begin
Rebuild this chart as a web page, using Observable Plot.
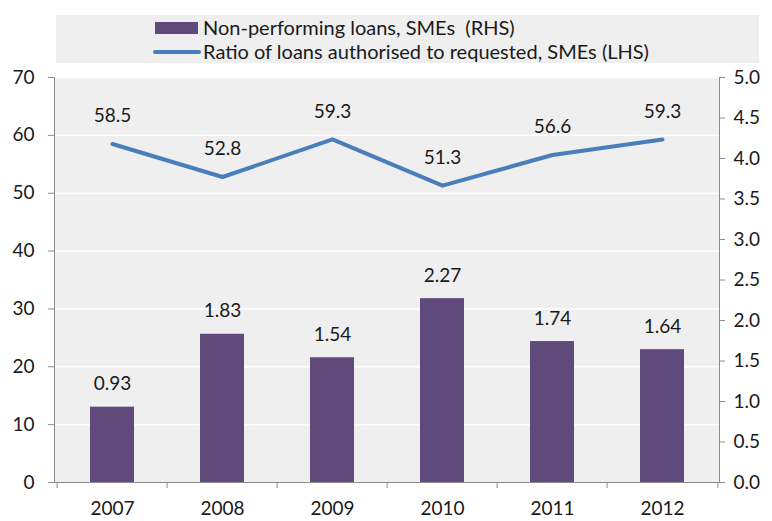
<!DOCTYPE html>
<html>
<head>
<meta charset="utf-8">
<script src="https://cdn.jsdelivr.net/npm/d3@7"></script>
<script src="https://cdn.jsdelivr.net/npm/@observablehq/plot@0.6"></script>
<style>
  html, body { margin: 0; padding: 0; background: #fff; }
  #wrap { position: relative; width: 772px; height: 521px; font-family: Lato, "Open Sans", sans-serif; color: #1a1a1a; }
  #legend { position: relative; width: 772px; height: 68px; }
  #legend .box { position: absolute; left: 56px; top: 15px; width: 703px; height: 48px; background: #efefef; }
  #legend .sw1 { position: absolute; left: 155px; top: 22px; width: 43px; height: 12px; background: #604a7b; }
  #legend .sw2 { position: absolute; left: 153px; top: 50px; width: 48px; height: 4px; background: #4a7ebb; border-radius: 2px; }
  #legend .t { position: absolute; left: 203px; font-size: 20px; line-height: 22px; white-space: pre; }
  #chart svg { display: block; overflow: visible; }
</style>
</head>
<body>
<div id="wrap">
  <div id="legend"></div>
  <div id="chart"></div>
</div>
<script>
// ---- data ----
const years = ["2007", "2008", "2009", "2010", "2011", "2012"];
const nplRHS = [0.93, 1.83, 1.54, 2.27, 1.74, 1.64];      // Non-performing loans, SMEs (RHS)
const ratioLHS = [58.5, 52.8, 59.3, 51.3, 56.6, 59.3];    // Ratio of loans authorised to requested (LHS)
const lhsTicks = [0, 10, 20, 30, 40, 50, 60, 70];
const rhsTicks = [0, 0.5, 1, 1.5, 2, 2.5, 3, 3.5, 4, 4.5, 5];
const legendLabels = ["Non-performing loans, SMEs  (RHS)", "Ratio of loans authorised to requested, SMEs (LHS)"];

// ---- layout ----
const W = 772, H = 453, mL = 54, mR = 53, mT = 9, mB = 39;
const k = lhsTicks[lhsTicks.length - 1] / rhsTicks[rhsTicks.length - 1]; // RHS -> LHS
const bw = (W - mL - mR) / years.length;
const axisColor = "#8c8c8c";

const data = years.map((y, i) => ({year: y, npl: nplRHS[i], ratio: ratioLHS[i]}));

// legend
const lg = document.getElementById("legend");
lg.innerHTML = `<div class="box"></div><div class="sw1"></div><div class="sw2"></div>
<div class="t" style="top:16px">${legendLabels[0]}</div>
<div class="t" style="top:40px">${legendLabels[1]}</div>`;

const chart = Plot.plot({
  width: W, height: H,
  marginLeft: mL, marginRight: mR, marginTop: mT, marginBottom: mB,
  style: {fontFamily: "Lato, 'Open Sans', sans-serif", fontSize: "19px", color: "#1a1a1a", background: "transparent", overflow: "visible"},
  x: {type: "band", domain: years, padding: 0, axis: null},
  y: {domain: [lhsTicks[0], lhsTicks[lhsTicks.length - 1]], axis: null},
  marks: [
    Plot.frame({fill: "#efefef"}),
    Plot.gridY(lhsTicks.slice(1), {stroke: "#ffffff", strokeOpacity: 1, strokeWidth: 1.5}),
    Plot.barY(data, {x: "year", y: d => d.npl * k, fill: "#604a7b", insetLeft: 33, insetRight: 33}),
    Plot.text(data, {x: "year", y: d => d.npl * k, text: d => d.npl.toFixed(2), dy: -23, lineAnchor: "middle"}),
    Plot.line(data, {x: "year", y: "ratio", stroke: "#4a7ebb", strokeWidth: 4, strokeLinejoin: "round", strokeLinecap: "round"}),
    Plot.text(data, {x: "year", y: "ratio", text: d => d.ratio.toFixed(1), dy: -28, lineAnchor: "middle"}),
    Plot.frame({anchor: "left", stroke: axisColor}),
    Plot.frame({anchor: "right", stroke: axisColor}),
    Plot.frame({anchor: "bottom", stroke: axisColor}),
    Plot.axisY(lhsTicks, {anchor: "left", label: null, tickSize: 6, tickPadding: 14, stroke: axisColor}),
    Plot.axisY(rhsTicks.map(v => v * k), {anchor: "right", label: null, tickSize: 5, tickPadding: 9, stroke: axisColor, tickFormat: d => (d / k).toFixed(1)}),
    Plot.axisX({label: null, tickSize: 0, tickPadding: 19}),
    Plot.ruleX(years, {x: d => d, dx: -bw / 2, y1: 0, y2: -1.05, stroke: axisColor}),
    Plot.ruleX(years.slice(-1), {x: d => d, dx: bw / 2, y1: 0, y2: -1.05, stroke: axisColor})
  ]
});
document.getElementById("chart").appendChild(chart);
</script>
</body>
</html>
end
▶ **Written instruction**
Say how many lines of the data include the word "chart". Respond with the number alone.

▶ **Output of the task**
5